In October 2020, Virgin Group and the Queensland Investment Corporation took stakes of 5% and 2% in the company.

===Qatar Airways stake and relisting===
In October 2024, Qatar Airways agreed terms to purchase a 25% stake in Virgin Australia Holdings. After receiving clearance by the Australian Competition & Consumer Commission and Foreign Investment Review Board, the deal was approved by the Treasurer of Australia in February 2025.

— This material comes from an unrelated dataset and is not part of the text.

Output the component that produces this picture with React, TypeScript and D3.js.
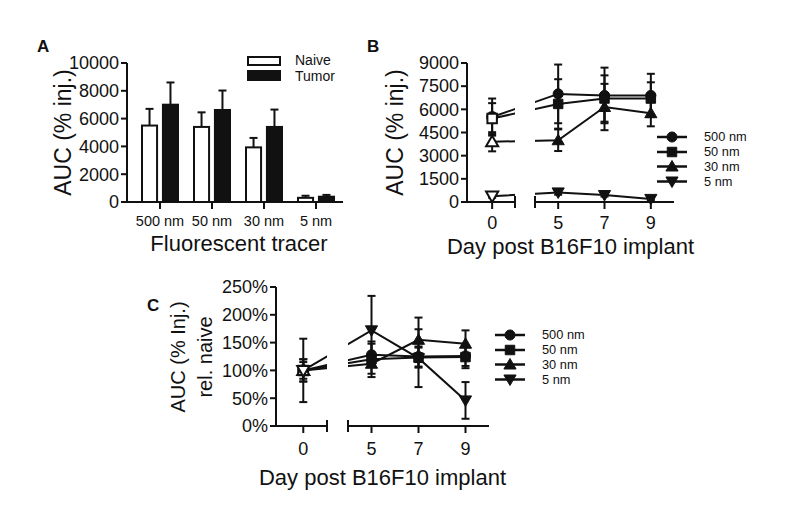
import React from "react";
import * as d3 from "d3";

// ---------- Panel A data ----------
const categoriesA = ["500 nm", "50 nm", "30 nm", "5 nm"];
const groupsA = ["Naive", "Tumor"];
const naiveMean = [5500, 5400, 3930, 300];
const naiveErr = [1200, 1050, 680, 150];
const tumorMean = [7000, 6620, 5400, 380];
const tumorErr = [1600, 1400, 1250, 130];
const yTicksA = [0, 2000, 4000, 6000, 8000, 10000];

// ---------- Panel B / C data ----------
const days = [0, 5, 7, 9];
const seriesNames = ["500 nm", "50 nm", "30 nm", "5 nm"];
const markerTypes = ["circle", "square", "triangle", "triangleDown"];

const bMean500 = [5500, 7000, 6900, 6900];
const bErr500 = [1200, 1900, 1800, 1400];
const bMean50 = [5400, 6350, 6700, 6700];
const bErr50 = [1000, 1600, 1500, 1050];
const bMean30 = [3900, 4000, 6150, 5750];
const bErr30 = [620, 700, 1500, 850];
const bMean5 = [380, 620, 450, 200];
const bErr5 = [100, 150, 100, 80];
const yTicksB = [0, 1500, 3000, 4500, 6000, 7500, 9000];

const cMean500 = [100, 128, 125, 126];
const cErr500 = [20, 20, 18, 18];
const cMean50 = [100, 120, 123, 124];
const cErr50 = [20, 32, 18, 20];
const cMean30 = [100, 112, 155, 148];
const cErr30 = [15, 18, 40, 24];
const cMean5 = [100, 172, 122, 46];
const cErr5 = [57, 62, 52, 33];
const yTicksC = [0, 0.5, 1, 1.5, 2, 2.5];

const FONT = "'Liberation Sans', Arial, Helvetica, sans-serif";
const INK = "#111";

function markerPath(type: string) {
  const t =
    type === "circle"
      ? d3.symbolCircle
      : type === "square"
      ? d3.symbolSquare
      : d3.symbolTriangle;
  const size = type === "circle" ? 80 : type === "square" ? 90 : 64;
  return d3.symbol(t, size)() as string;
}

function Marker({ type, x, y, hollow }: { type: string; x: number; y: number; hollow?: boolean }) {
  const rot = type === "triangleDown" ? 180 : 0;
  const dy = type === "triangleDown" ? -1 : type === "triangle" ? 1 : 0;
  return (
    <path
      d={markerPath(type)}
      transform={`translate(${x},${y + dy}) rotate(${rot})`}
      fill={hollow ? "#fff" : INK}
      stroke={INK}
      strokeWidth={hollow ? 2 : 1}
    />
  );
}

type Series = { name: string; marker: string; mean: number[]; err: number[] };

function LinePanel(props: {
  id: string;
  series: Series[];
  yScale: d3.ScaleLinear<number, number>;
  seg1: d3.ScaleLinear<number, number>;
  seg2: d3.ScaleLinear<number, number>;
  yTicks: number[];
  tickFmt: (v: number) => string;
  legendX: number;
  legendY: number[];
  tickLabelDy: number;
  titleY: number;
}) {
  const { id, series, yScale, seg1, seg2, yTicks, tickFmt, legendX, legendY, tickLabelDy, titleY } = props;
  const xOf = (d: number) => (d <= 1 ? seg1(d) : seg2(d));
  const y0 = yScale(0);
  const s1 = seg1.range();
  const s2 = seg2.range();
  const top = yScale.range()[1];
  const line = d3
    .line<number>()
    .x((_, i) => xOf(days[i]))
    .y((v) => yScale(v));
  return (
    <g>
      <defs>
        <clipPath id={id}>
          <rect x={s1[0]} y={top - 40} width={s1[1] - s1[0]} height={y0 - top + 60} />
          <rect x={s2[0]} y={top - 40} width={s2[1] - s2[0] + 10} height={y0 - top + 60} />
        </clipPath>
      </defs>
      {/* y axis */}
      <line x1={s1[0]} x2={s1[0]} y1={top} y2={y0 + 1} stroke={INK} strokeWidth={2} />
      {yTicks.map((t) => (
        <g key={t}>
          <line x1={s1[0] - 6} x2={s1[0]} y1={yScale(t)} y2={yScale(t)} stroke={INK} strokeWidth={2} />
          <text
            x={s1[0] - 8}
            y={yScale(t)}
            dy="0.35em"
            textAnchor="end"
            fontSize={18}
            fontFamily={FONT}
            fill={INK}
          >
            {tickFmt(t)}
          </text>
        </g>
      ))}
      {/* x axis, broken */}
      <line x1={s1[0] - 1} x2={s1[1]} y1={y0} y2={y0} stroke={INK} strokeWidth={2} />
      <line x1={s2[0]} x2={s2[1]} y1={y0} y2={y0} stroke={INK} strokeWidth={2} />
      <line x1={s1[1]} x2={s1[1]} y1={y0 - 6} y2={y0 + 6} stroke={INK} strokeWidth={2} />
      <line x1={s2[0]} x2={s2[0]} y1={y0 - 6} y2={y0 + 6} stroke={INK} strokeWidth={2} />
      {days.map((d) => (
        <g key={d}>
          <line x1={xOf(d)} x2={xOf(d)} y1={y0} y2={y0 + 7} stroke={INK} strokeWidth={2} />
          <text
            x={xOf(d)}
            y={y0 + tickLabelDy}
            textAnchor="middle"
            fontSize={18}
            fontFamily={FONT}
            fill={INK}
          >
            {d}
          </text>
        </g>
      ))}
      <text
        x={(s1[0] + s2[1]) / 2}
        y={titleY}
        textAnchor="middle"
        fontSize={22}
        fontFamily={FONT}
        fill={INK}
      >
        Day post B16F10 implant
      </text>
      {/* lines */}
      <g clipPath={`url(#${id})`}>
        {series.map((s) => (
          <path key={s.name} d={line(s.mean) as string} fill="none" stroke={INK} strokeWidth={2} />
        ))}
      </g>
      {/* error bars */}
      {series.map((s) =>
        s.mean.map((m, i) => {
          const x = xOf(days[i]);
          const yt = yScale(m + s.err[i]);
          const yb = yScale(Math.max(0, m - s.err[i]));
          return (
            <g key={s.name + i}>
              <line x1={x} x2={x} y1={yt} y2={yb} stroke={INK} strokeWidth={2} />
              <line x1={x - 4} x2={x + 4} y1={yt} y2={yt} stroke={INK} strokeWidth={2} />
              <line x1={x - 4} x2={x + 4} y1={yb} y2={yb} stroke={INK} strokeWidth={2} />
            </g>
          );
        })
      )}
      {/* markers */}
      {series.map((s) =>
        s.mean.map((m, i) => (
          <Marker key={s.name + "m" + i} type={s.marker} x={xOf(days[i])} y={yScale(m)} hollow={i === 0} />
        ))
      )}
      {/* legend */}
      {series.map((s, i) => (
        <g key={"leg" + s.name}>
          <line x1={legendX} x2={legendX + 30} y1={legendY[i]} y2={legendY[i]} stroke={INK} strokeWidth={2.5} />
          <Marker type={s.marker} x={legendX + 15} y={legendY[i]} />
          <text
            x={legendX + 47}
            y={legendY[i]}
            dy="0.35em"
            fontSize={12.8}
            fontFamily={FONT}
            fill={INK}
          >
            {s.name}
          </text>
        </g>
      ))}
    </g>
  );
}

export default function App() {
  // ----- Panel A scales -----
  const yA = d3.scaleLinear().domain([0, 10000]).range([202, 63]);
  const xA = d3.scaleBand<string>().domain(categoriesA).range([134, 342]);
  const subA = d3.scaleBand<string>().domain(groupsA).range([-18, 18]).paddingInner(0.28);
  const axisAx = 127;

  // ----- Panel B -----
  const yB = d3.scaleLinear().domain([0, 9000]).range([202, 63]);
  const seg1B = d3.scaleLinear().domain([-1.1, 1]).range([467, 515]);
  const seg2B = d3.scaleLinear().domain([4, 10]).range([535, 674]);
  const seriesB: Series[] = [
    { name: seriesNames[0], marker: markerTypes[0], mean: bMean500, err: bErr500 },
    { name: seriesNames[1], marker: markerTypes[1], mean: bMean50, err: bErr50 },
    { name: seriesNames[2], marker: markerTypes[2], mean: bMean30, err: bErr30 },
    { name: seriesNames[3], marker: markerTypes[3], mean: bMean5, err: bErr5 },
  ];

  // ----- Panel C -----
  const yC = d3.scaleLinear().domain([0, 2.5]).range([426, 287]);
  const seg1C = d3.scaleLinear().domain([-1.15, 1]).range([276, 327]);
  const seg2C = d3.scaleLinear().domain([4, 10]).range([348, 489]);
  const toFrac = (a: number[]) => a.map((v) => v / 100);
  const seriesC: Series[] = [
    { name: seriesNames[0], marker: markerTypes[0], mean: toFrac(cMean500), err: toFrac(cErr500) },
    { name: seriesNames[1], marker: markerTypes[1], mean: toFrac(cMean50), err: toFrac(cErr50) },
    { name: seriesNames[2], marker: markerTypes[2], mean: toFrac(cMean30), err: toFrac(cErr30) },
    { name: seriesNames[3], marker: markerTypes[3], mean: toFrac(cMean5), err: toFrac(cErr5) },
  ];
  const pct = d3.format(".0%");

  const barsA = [
    { g: "Naive", mean: naiveMean, err: naiveErr, fill: "#fff" },
    { g: "Tumor", mean: tumorMean, err: tumorErr, fill: INK },
  ];

  return (
    <svg
      width={800}
      height={509}
      style={{ position: "absolute", left: 0, top: 0, background: "#fff" }}
      fontFamily={FONT}
    >
      <rect width={800} height={509} fill="#fff" />
      {/* Panel letters */}
      <text x={37} y={52} fontSize={17} fontWeight="bold" fill={INK}>A</text>
      <text x={367} y={52} fontSize={17} fontWeight="bold" fill={INK}>B</text>
      <text x={147} y={311} fontSize={17} fontWeight="bold" fill={INK}>C</text>

      {/* ===== Panel A ===== */}
      <g>
        {barsA.map((b) =>
          categoriesA.map((c, i) => {
            const cx = (xA(c) as number) + xA.bandwidth() / 2;
            const x = cx + (subA(b.g) as number);
            const w = subA.bandwidth();
            const top = yA(b.mean[i]);
            const et = yA(b.mean[i] + b.err[i]);
            return (
              <g key={b.g + c}>
                <line x1={x + w / 2} x2={x + w / 2} y1={top} y2={et} stroke={INK} strokeWidth={2} />
                <line x1={x + w / 2 - 4} x2={x + w / 2 + 4} y1={et} y2={et} stroke={INK} strokeWidth={2} />
                <rect
                  x={x}
                  y={top}
                  width={w}
                  height={yA(0) - top}
                  fill={b.fill}
                  stroke={INK}
                  strokeWidth={2}
                />
              </g>
            );
          })
        )}
        <line x1={axisAx} x2={axisAx} y1={63} y2={yA(0) + 1} stroke={INK} strokeWidth={2} />
        <line x1={axisAx - 1} x2={343} y1={yA(0)} y2={yA(0)} stroke={INK} strokeWidth={2} />
        {yTicksA.map((t) => (
          <g key={t}>
            <line x1={axisAx - 6} x2={axisAx} y1={yA(t)} y2={yA(t)} stroke={INK} strokeWidth={2} />
            <text x={axisAx - 8} y={yA(t)} dy="0.35em" textAnchor="end" fontSize={18} fill={INK}>
              {t}
            </text>
          </g>
        ))}
        {categoriesA.map((c) => {
          const cx = (xA(c) as number) + xA.bandwidth() / 2;
          return (
            <g key={c}>
              <line x1={cx} x2={cx} y1={yA(0)} y2={yA(0) + 7} stroke={INK} strokeWidth={2} />
              <text x={cx} y={226} textAnchor="middle" fontSize={14.5} fill={INK}>
                {c}
              </text>
            </g>
          );
        })}
        <text x={239} y={251} textAnchor="middle" fontSize={22} fill={INK}>
          Fluorescent tracer
        </text>
        <text
          transform={`translate(63,${(63 + 202) / 2}) rotate(-90)`}
          textAnchor="middle"
          dy="0.35em"
          fontSize={23}
          fill={INK}
        >
          AUC (% inj.)
        </text>
        {/* legend */}
        <rect x={248} y={57} width={32} height={8} fill="#fff" stroke={INK} strokeWidth={2} />
        <text x={295} y={60} dy="0.35em" fontSize={14} fill={INK}>{groupsA[0]}</text>
        <rect x={248} y={71} width={32} height={9} fill={INK} stroke={INK} strokeWidth={2} />
        <text x={295} y={76.5} dy="0.35em" fontSize={14} fill={INK}>{groupsA[1]}</text>
      </g>

      {/* ===== Panel B ===== */}
      <LinePanel
        id="clipB"
        series={seriesB}
        yScale={yB}
        seg1={seg1B}
        seg2={seg2B}
        yTicks={yTicksB}
        tickFmt={(v) => String(v)}
        legendX={657}
        legendY={[137, 152, 166.5, 181.5]}
        tickLabelDy={27}
        titleY={254}
      />
      <text
        transform={`translate(395,${(63 + 202) / 2}) rotate(-90)`}
        textAnchor="middle"
        dy="0.35em"
        fontSize={23}
        fill={INK}
      >
        AUC (% inj.)
      </text>

      {/* ===== Panel C ===== */}
      <LinePanel
        id="clipC"
        series={seriesC}
        yScale={yC}
        seg1={seg1C}
        seg2={seg2C}
        yTicks={yTicksC}
        tickFmt={(v) => pct(v)}
        legendX={495}
        legendY={[335, 350, 364.5, 379.5]}
        tickLabelDy={29}
        titleY={485}
      />
      <text
        transform={`translate(178,357) rotate(-90)`}
        textAnchor="middle"
        dy="0.35em"
        fontSize={20}
        fill={INK}
      >
        AUC (% Inj.)
      </text>
      <text
        transform={`translate(205,357) rotate(-90)`}
        textAnchor="middle"
        dy="0.35em"
        fontSize={20}
        fill={INK}
      >
        rel. naive
      </text>
    </svg>
  );
}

In June 2025, Virgin relisted on the Australian Securities Exchange, with Bain and Qatar Airways selling 28 and 2 percentage points of their stakes respectively.

==Head office==
Virgin Australia Holdings has its head office at 275 Grey Street, South Brisbane. It relocated there in 2020 during the COVID-19 pandemic.

==Previous head office==
Virgin Australia Holdings had its head office in Virgin Village in Bowen Hills, Brisbane. As of 2008, 1,000 employees worked at Virgin Village. The building, with about 13220 sqm A-grade office space, was triple net leased to Virgin Blue.

As the airline started operations, it decided to place its head office in the Brisbane area. Brett Godfrey, the-then chief executive of Virgin Blue, said in 2006 that the decision "was a long considered one and has worked well". The airline originally had its head office in Fortitude Valley. The airline purchased a $61 million site in Bowen Hills for its new head office. The firm Sunland Group, which had acquired the Bowen Hills site for $8 million in 2005, had scheduled to complete the new head office in March, and the airline would be ready to move into the new head office by August of the following year. The current head office facility, Virgin Village, formally opened on 17 October 2008.